We expected the customer inventory surplus to conclude by the first half of 2024, which it did, but we did not expect that it would take another two quarters for new orders to flow through into revenue for the system houses. So, the market dropped nearly 20% in 2024 (more than we were expecting). Both communication service providers (CSPs) and cloud providers pulled down purchases through 2024, adding to the pain. But then came AI.

Right at the bottom, at the reset point for the Router market, cloud providers were accelerating their investments in building AI data centers, and companies were beginning to push out Agentic AI, autonomous artificial intelligence systems that adapt and learn to take over tasks that require reasoning. The result was an accelerated investment cycle in all things AI. But, more importantly for the router market, the need to interconnect or transport data outside the confines of the data center wall was beginning. This was evident in the numbers we captured in the 3Q25 survey process: Core Router revenues grew over 40% year-over-year (Y/Y) in the first nine months of 2025. It is becoming a V-shaped recovery, driven by the need for more wide area network (WAN) capacity and data center interconnect (DCI). So, this brings us to 2026.

Our preliminary view for 2026 is that growth rates will remain high, and the market momentum from 2025 will continue.

  • Cloud providers will continue building new AI data centers and connecting them to the WAN or neighboring data centers.
  • Since electricity is a scarce resource, cloud providers will build data centers in new geographic regions. And in many cases, we believe that cloud providers will leverage CSPs to help build their new routes and networks, increasing future spending by network operators.
  • Enterprises, in preparation for deploying AI Agents, will build AI-ready infrastructure to improve access speeds to cloud data centers, including adding more connections between their on-premises storage sites and cloud-based AI compute resources.
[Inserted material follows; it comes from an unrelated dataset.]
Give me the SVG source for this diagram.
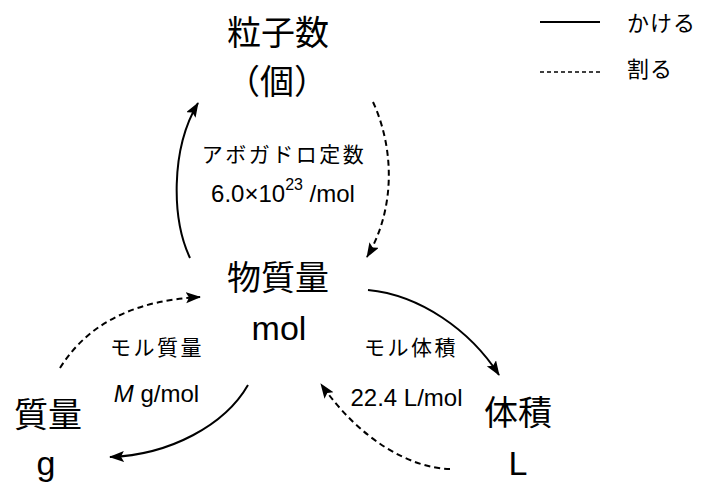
<svg xmlns="http://www.w3.org/2000/svg" width="703" height="483" viewBox="0 0 703 483">
<style>
text{font-family:"Liberation Sans","Noto Sans CJK JP",sans-serif;fill:#000}
.big{font-size:34px;text-anchor:middle}
.jl{font-size:21px;letter-spacing:2.5px;text-anchor:middle}
.ll{font-size:24px;text-anchor:middle}
.leg{font-size:22px;letter-spacing:1px}
.solid{fill:none;stroke:#000;stroke-width:2}
.dash{fill:none;stroke:#000;stroke-width:2;stroke-dasharray:6 4}
</style>
<defs>
<marker id="ah" markerUnits="userSpaceOnUse" markerWidth="16" markerHeight="12" refX="14" refY="5.5" orient="auto">
<path d="M0,0 L15,5.5 L0,11 L3,5.5 Z" fill="#000"/>
</marker>
</defs>
<rect width="703" height="483" fill="#fff"/>
<g id="connectors">
<path class="solid" d="M190,258 C172,220 170,150 198,103" marker-end="url(#ah)"/>
<path class="dash" d="M373,102 C395,150 395,210 367,257" marker-end="url(#ah)"/>
<path class="solid" d="M368,290 C420,295 470,330 499,375" marker-end="url(#ah)"/>
<path class="dash" d="M450,469 C410,468 360,440 321,384" marker-end="url(#ah)"/>
<path class="solid" d="M248,385 C225,425 170,455 110,457" marker-end="url(#ah)"/>
<path class="dash" d="M60,368 C90,320 140,300 200,297" marker-end="url(#ah)"/>
</g>
<g id="particles">
<text class="big" x="278" y="45">粒子数</text>
<text class="big" x="277" y="94">（個）</text>
</g>
<g id="amount">
<text class="big" x="278" y="290">物質量</text>
<text class="big" x="279" y="340">mol</text>
</g>
<g id="mass">
<text class="big" x="48" y="427">質量</text>
<text class="big" x="46" y="475">g</text>
</g>
<g id="volume">
<text class="big" x="518" y="425">体積</text>
<text class="big" x="518" y="475">L</text>
</g>
<g id="avogadro-label">
<text class="jl" x="284" y="162">アボガドロ定数</text>
<text class="ll" x="283" y="202">6.0×10<tspan font-size="16" dy="-12">23</tspan><tspan dy="12"> /mol</tspan></text>
</g>
<g id="molar-mass-label">
<text class="jl" x="157" y="355">モル質量</text>
<text class="ll" x="156.5" y="402"><tspan font-style="italic">M</tspan> g/mol</text>
</g>
<g id="molar-volume-label">
<text class="jl" x="411" y="355">モル体積</text>
<text class="ll" x="406.5" y="406">22.4 L/mol</text>
</g>
<g id="legend">
<line x1="540" y1="22" x2="600" y2="22" stroke="#000" stroke-width="2"/>
<text class="leg" x="627" y="31">かける</text>
<line x1="540" y1="72" x2="602" y2="72" stroke="#000" stroke-width="1.5" stroke-dasharray="4 3"/>
<text class="leg" x="627" y="77">割る</text>
</g>
</svg>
Building on this momentum, we believe there is a good chance that the 2026 results will surpass our expectations. But it depends on the answers to these questions:

  • Scale-Across DCI: Cloud providers are interconnecting their AI GPU data centers with massive amounts of bandwidth to form large virtual data centers using data center switches and ZR+ optics. However, we are not sure whether all of these scale-across DCI builds will use data center switches or whether some will use routers. Hence, the question is, will routers with deep buffers and WAN protocols be chosen for scale-across DCI when span lengths are too long for data center switches?
  • AI-Ready Infrastructure: We believe the early adopters are upgrading their infrastructure to be ready for Agentic AI. Will this become mainstream in 2026 or 2027?
  • Fronthaul: Fronthaul with routers had many false starts in the past decade. Hence, we are still cautious about its prospects before 6G. However, recently, there has been increased activity around eCPRI (enhanced Common Public Radio Interface) for fronthaul. So, will router fronthaul build-outs occur before 6G?